Another status hearing was held on March 25 and this time a lawyer for Ball appeared--but a new lawyer, who explained that his partner, Ball's primary counsel, had had a heart attack. The judge thereupon extended for up to 45 days the deadlines for various filings due from Ball, which pushed the deadline for answers to interrogatories concerning Ball's expert witnesses back to April 10--but the answers were not filed then. On May 7 Ball's lawyer represented that the answers would be filed by June 2, and the court obligingly ordered that all outstanding discovery requests be answered by June 12, again warning that failure to comply would result in sanctions, including possible dismissal of the suit for failure to prosecute it. When on June 22 Ball had still failed to answer the interrogatories concerning the expert witnesses, the judge ruled that the experts would not be permitted to testify. On June 29 she dismissed the suit on her own initiative for failure to prosecute, explaining that the failure to answer the expert interrogatories, which had been outstanding for more than a year, was the last straw.

The case was not ancient at 27 months when it was dismissed. According to statistics compiled by the Administrative Office of the U.S. Courts, during the twelve-month period ending on September 30, 1992, the median time from filing to disposition of civil cases tried in the Northern District of Illinois was 24 months, and ten percent took more than 59 months to dispose of. Of course, considering how little progress had been made in 27 months, this case if allowed to continue might well have ended up in that more-than-59-month tail. The plaintiff's lawyers had not, however, been completely idle the entire 27 months. They had filed four complaints, had conducted some discovery, had responded to some though by no means all of the defendants' discovery requests--had even attended some of the pretrial conferences and status hearings. So dismissal of the suit for failure to prosecute may seem a misnomer. But, labels aside, the ground for the district judge's action is clear enough. She was fed up with the rude, dilatory, evasive, disrespectful--indeed contemptuous--conduct of the plaintiff's lawyers and considered dismissal of the suit an appropriate sanction and one of which she had given the lawyers more than adequate warning. The plaintiff's lawyers were refusing to play by the rules of the litigation game. They had repeatedly and unjustifiably failed to comply with perfectly reasonable orders. Although the judge had given them ample opportunity to mend their ways, there was no hint of improvement. It became apparent that these lawyers were unlikely to be able to prosecute the case to a conclusion within a reasonable amount of time and without disrupting a busy district judge's tight calendar to the possible prejudice of the litigants in her other cases. The lawyers had a good excuse for some of their delays and defaults--the heart attack and continuing coronary problems of the plaintiff's lead counsel--and worked it for all it was worth, and more; as the district judge explained, the excuse was applicable to only a small portion of the total course of conduct that persuaded her that the case was going nowhere.
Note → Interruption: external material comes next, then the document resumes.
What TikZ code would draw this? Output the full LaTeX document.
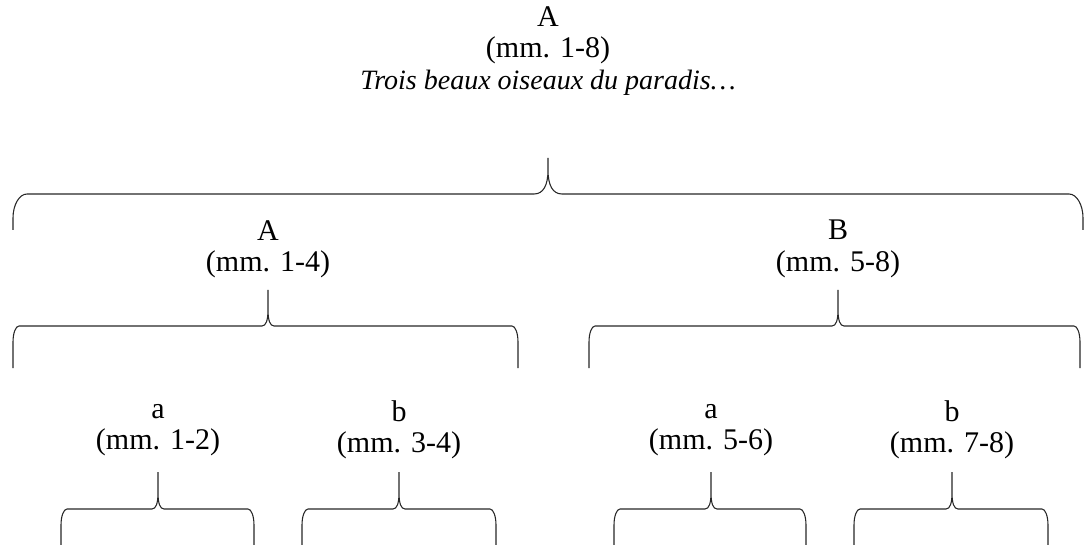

Ball's new counsel argues that dismissal is a harsh sanction, which it is, and points to a number of cases in this circuit, illustrated by Del Carmen v. Emerson Electric Co., 908 F.2d 158 (7th Cir.1990), and Penny v. Shansky, 884 F.2d 329 (7th Cir.1989), in which district judges have been reversed because they precipitately dismissed a case for want of prosecution. He points out that the brunt of the sanction falls on a blameless plaintiff, for there is no suggestion that Mark Ball did anything to delay the suit and indeed there is doubt that he is mentally competent even to understand the proceedings. Ball's new counsel asks us to adopt a judge-made rule of the Third Circuit that before dismissing a suit for failure to prosecute, the district judge must notify the plaintiff directly so that he can consider whether to replace his lawyer. Dunbar v. Triangle Lumber & Supply Co., 816 F.2d 126, 129 (3d Cir.1987); Curtis T. Bedwell & Sons v. International Fidelity Ins. Co., 843 F.2d 683, 693 n. 19 (3d Cir.1988); Comdyne I, Inc. v. Corbin, 908 F.2d 1142, 1147 (3d Cir.1990).